Leave out the pictures, and write out exactly the lines from the beginning of the material to the line holding "(wm) at (310,192)", that line included, and nothing else.
┌─ Data provided
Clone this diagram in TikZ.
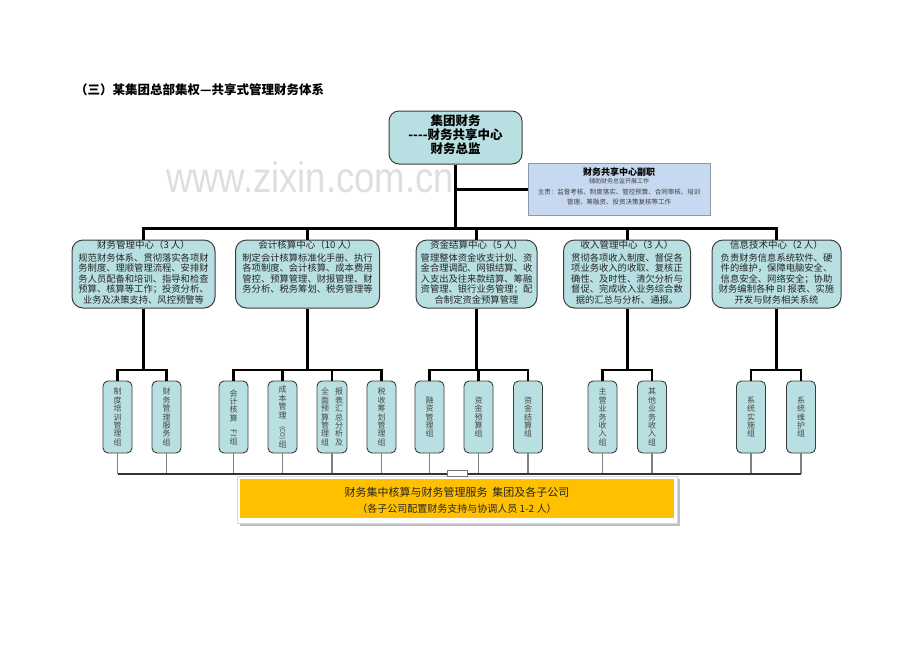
\documentclass[tikz,border=0pt]{standalone}
\usepackage{fontspec}
\setmainfont{Noto Sans CJK SC}
\newfontfamily\wmfont{Liberation Sans}
\usepackage{graphicx}
\definecolor{tealfill}{RGB}{184,223,226}
\definecolor{boxline}{RGB}{60,60,60}
\definecolor{bluefill}{RGB}{198,217,240}
\definecolor{blueline}{RGB}{140,152,170}
\definecolor{orangefill}{RGB}{255,192,0}
\definecolor{wmgray}{RGB}{222,222,222}
\definecolor{subtext}{RGB}{70,70,70}
\begin{document}
\begin{tikzpicture}[x=1pt,y=-1pt,
  mainbox/.style={draw=boxline, line width=1pt, fill=tealfill, rounded corners=11pt, minimum height=68pt, inner sep=0pt},
  topbox/.style={draw=boxline, line width=1pt, fill=tealfill, rounded corners=10pt, minimum width=133pt, minimum height=53pt, inner sep=0pt},
  subbox/.style={draw=boxline, line width=0.9pt, fill=tealfill, rounded corners=5pt, minimum width=29pt, minimum height=72pt, inner sep=0pt},
  boxtitle/.style={inner sep=0pt, font=\fontsize{9.5}{10.5}\selectfont, text=black!85},
  boxbody/.style={inner sep=0pt, align=center, anchor=north, font=\fontsize{9.3}{10.5}\selectfont, text=black!85},
  vtext/.style={inner sep=0pt, align=center, font=\fontsize{8}{8.4}\selectfont, text=subtext},
  thickline/.style={line width=3pt, black},
  midline/.style={line width=2.6pt, black},
  thinline/.style={line width=1.2pt, black!50},
  botline/.style={line width=1.3pt, black!80},
]
\useasboundingbox (0,0) rectangle (920,651);

% watermark
\node[inner sep=0pt, anchor=base, text=wmgray, font=\wmfont\fontsize{42.4}{42.4}\selectfont] (wm) at (310,192) {\scalebox{0.86}[1]{www.zixin.com.cn}};

% title
\node[inner sep=0pt, anchor=west, font=\bfseries\fontsize{12.5}{14}\selectfont] (title) at (75,90) {（三）某集团总部集权—共享式管理财务体系};

% top box
\node[topbox] (top) at (455.5,137.5) {};
\node[inner sep=0pt, align=center, font=\bfseries\fontsize{12.5}{13.8}\selectfont] (toptext) at (455.5,134.5) {集团财务\\-\kern0pt-\kern0pt-\kern0pt-财务共享中心\\财务总监};

% blue box
\node[draw=blueline, line width=1pt, fill=bluefill, minimum width=182pt, minimum height=52pt, inner sep=0pt] (blue) at (619,189) {};
\node[inner sep=0pt, font=\bfseries\fontsize{9}{10}\selectfont] (bluet) at (619,172) {财务共享中心副职};
\node[inner sep=0pt, font=\fontsize{6}{7}\selectfont, text=black!75] (blue1) at (619,181.5) {辅助财务总监开展工作};
\node[inner sep=0pt, font=\fontsize{6.5}{7}\selectfont, text=black!75] (blue2) at (619,192.5) {主责：监督考核、制度落实、管控预算、合同审核、培训};
\node[inner sep=0pt, font=\fontsize{6.5}{7}\selectfont, text=black!75] (blue3) at (619,202.5) {管理、筹融资、投资决策复核等工作};

% main boxes
\node[mainbox, minimum width=143pt] (m1) at (143.5,274) {};
\node[mainbox, minimum width=144pt] (m2) at (307.5,274) {};
\node[mainbox, minimum width=121pt] (m3) at (476.5,274) {};
\node[mainbox, minimum width=127pt] (m4) at (627,274) {};
\node[mainbox, minimum width=129pt] (m5) at (776.5,274) {};

\node[boxtitle] (m1t) at (143.5,245) {财务管理中心（3 人）};
\node[boxbody] (m1b) at (143.5,253) {规范财务体系、贯彻落实各项财\\务制度、理顺管理流程、安排财\\务人员配备和培训、指导和检查\\预算、核算等工作；投资分析、\\业务及决策支持、风控预警等};
\node[boxtitle] (m2t) at (307.5,245) {会计核算中心（10 人）};
\node[boxbody] (m2b) at (307.5,253) {制定会计核算标准化手册、执行\\各项制度、会计核算、成本费用\\管控、预算管理、财报管理、财\\务分析、税务筹划、税务管理等};
\node[boxtitle] (m3t) at (476.5,245) {资金结算中心（5 人）};
\node[boxbody] (m3b) at (476.5,253) {管理整体资金收支计划、资\\金合理调配、网银结算、收\\入支出及往来款结算、筹融\\资管理、银行业务管理；配\\合制定资金预算管理};
\node[boxtitle] (m4t) at (627,245) {收入管理中心（3 人）};
\node[boxbody] (m4b) at (627,253) {贯彻各项收入制度、督促各\\项业务收入的收取、复核正\\确性、及时性、清欠分析与\\督促、完成收入业务综合数\\据的汇总与分析、通报。};
\node[boxtitle] (m5t) at (776.5,245) {信息技术中心（2 人）};
\node[boxbody] (m5b) at (776.5,253) {负责财务信息系统软件、硬\\件的维护，保障电脑安全、\\信息安全、网络安全；协助\\财务编制各种 BI 报表、实施\\开发与财务相关系统};

% sub boxes
\node[subbox] (s1) at (117.5,417) {};
\node[subbox] (s2) at (166.5,417) {};
\node[subbox] (s3) at (233.5,417) {};
\node[subbox] (s4) at (282.5,417) {};
\node[subbox, minimum width=30pt] (s5) at (332,417) {};
\node[subbox] (s6) at (381.5,417) {};
\node[subbox] (s7) at (429.5,417) {};
\node[subbox] (s8) at (478.5,417) {};
\node[subbox] (s9) at (528,417) {};
\node[subbox] (s10) at (602.5,417) {};
\node[subbox] (s11) at (652,417) {};
\node[subbox] (s12) at (751,417) {};
\node[subbox] (s13) at (801,417) {};

\node[vtext] (t1) at (s1) {制\\度\\培\\训\\管\\理\\组};
\node[vtext] (t2) at (s2) {财\\务\\管\\理\\服\\务\\组};
\node[vtext] (t3) at (s3) {会\\计\\核\\算\\\rotatebox{-90}{FI}\\组};
\node[vtext] (t4) at (s4) {成\\本\\管\\理\\\rotatebox{-90}{\fontsize{6.5}{7}\selectfont (CO)}\\组};
\node[vtext] (t5a) at (339,417) {报\\表\\汇\\总\\分\\析\\及};
\node[vtext] (t5b) at (325,417) {全\\面\\预\\算\\管\\理\\组};
\node[vtext] (t6) at (s6) {税\\收\\筹\\划\\管\\理\\组};
\node[vtext] (t7) at (s7) {融\\资\\管\\理\\组};
\node[vtext] (t8) at (s8) {资\\金\\预\\算\\组};
\node[vtext] (t9) at (s9) {资\\金\\结\\算\\组};
\node[vtext] (t10) at (s10) {主\\营\\业\\务\\收\\入\\组};
\node[vtext] (t11) at (s11) {其\\他\\业\\务\\收\\入\\组};
\node[vtext] (t12) at (s12) {系\\统\\实\\施\\组};
\node[vtext] (t13) at (s13) {系\\统\\维\\护\\组};

% bottom box
\fill[black!25] (240,479) rectangle (680,526);
\node[draw=black!15, fill=white, minimum width=440pt, minimum height=47pt, inner sep=0pt] (bot) at (457,499.5) {};
\node[fill=orangefill, minimum width=434pt, minimum height=39pt, inner sep=0pt] (botin) at (457,498.5) {};
\node[inner sep=0pt, font=\fontsize{11}{12}\selectfont, text=black!85] (bott1) at (457,492) {财务集中核算与财务管理服务\ \ 集团及各子公司};
\node[inner sep=0pt, font=\fontsize{10}{11}\selectfont, text=black!85] (bott2) at (457,508.5) {（各子公司配置财务支持与协调人员 1-2 人）};

% coordinates
\coordinate (hb) at (0,228);
\coordinate (sb) at (0,370);
\coordinate (bl) at (0,474);

% top connectors
\draw[thickline] (top.south) -- (top.south |- hb);
\draw[thickline] (top.south |- blue.west) -- (blue.west);
\draw[thickline, line cap=rect] (m1.north |- hb) -- (m5.north |- hb);
\foreach \m in {m1,m2,m3,m4,m5}{
  \draw[thickline] (\m.north |- hb) -- (\m.north);
  \draw[thickline] (\m.south) -- (\m.south |- sb);
}
% sub branches
\draw[midline] (s1.north) -- (s1.north |- sb) -- (s2.north |- sb) -- (s2.north);
\draw[midline] (s3.north) -- (s3.north |- sb) -- (s6.north |- sb) -- (s6.north);
\draw[midline] (s4.north |- sb) -- (s4.north);
\draw[midline] (s5.north |- sb) -- (s5.north);
\draw[midline] (s7.north) -- (s7.north |- sb) -- (s9.north |- sb) -- (s9.north);
\draw[midline] (s8.north |- sb) -- (s8.north);
\draw[midline] (s10.north) -- (s10.north |- sb) -- (s11.north |- sb) -- (s11.north);
\draw[midline] (s12.north) -- (s12.north |- sb) -- (s13.north |- sb) -- (s13.north);

% bottom connectors
\foreach \s in {s1,s2,s3,s4,s5,s6,s7,s8,s9,s10,s11,s12,s13}{
  \draw[thinline] (\s.south) -- (\s.south |- bl);
}
\draw[botline] (s1.south |- bl) -- (s13.south |- bl);
\node[draw=black!55, line width=0.8pt, fill=white, minimum width=20pt, minimum height=6pt, inner sep=0pt] (notch) at (457,473.5) {};
\end{tikzpicture}
\end{document}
└─
Answer for this exercise.
Clone this diagram in TikZ.
\documentclass[tikz,border=0pt]{standalone}
\usepackage{fontspec}
\setmainfont{Noto Sans CJK SC}
\newfontfamily\wmfont{Liberation Sans}
\usepackage{graphicx}
\definecolor{tealfill}{RGB}{184,223,226}
\definecolor{boxline}{RGB}{60,60,60}
\definecolor{bluefill}{RGB}{198,217,240}
\definecolor{blueline}{RGB}{140,152,170}
\definecolor{orangefill}{RGB}{255,192,0}
\definecolor{wmgray}{RGB}{222,222,222}
\definecolor{subtext}{RGB}{70,70,70}
\begin{document}
\begin{tikzpicture}[x=1pt,y=-1pt,
  mainbox/.style={draw=boxline, line width=1pt, fill=tealfill, rounded corners=11pt, minimum height=68pt, inner sep=0pt},
  topbox/.style={draw=boxline, line width=1pt, fill=tealfill, rounded corners=10pt, minimum width=133pt, minimum height=53pt, inner sep=0pt},
  subbox/.style={draw=boxline, line width=0.9pt, fill=tealfill, rounded corners=5pt, minimum width=29pt, minimum height=72pt, inner sep=0pt},
  boxtitle/.style={inner sep=0pt, font=\fontsize{9.5}{10.5}\selectfont, text=black!85},
  boxbody/.style={inner sep=0pt, align=center, anchor=north, font=\fontsize{9.3}{10.5}\selectfont, text=black!85},
  vtext/.style={inner sep=0pt, align=center, font=\fontsize{8}{8.4}\selectfont, text=subtext},
  thickline/.style={line width=3pt, black},
  midline/.style={line width=2.6pt, black},
  thinline/.style={line width=1.2pt, black!50},
  botline/.style={line width=1.3pt, black!80},
]
\useasboundingbox (0,0) rectangle (920,651);

% watermark
\node[inner sep=0pt, anchor=base, text=wmgray, font=\wmfont\fontsize{42.4}{42.4}\selectfont] (wm) at (310,192) {\scalebox{0.86}[1]{www.zixin.com.cn}};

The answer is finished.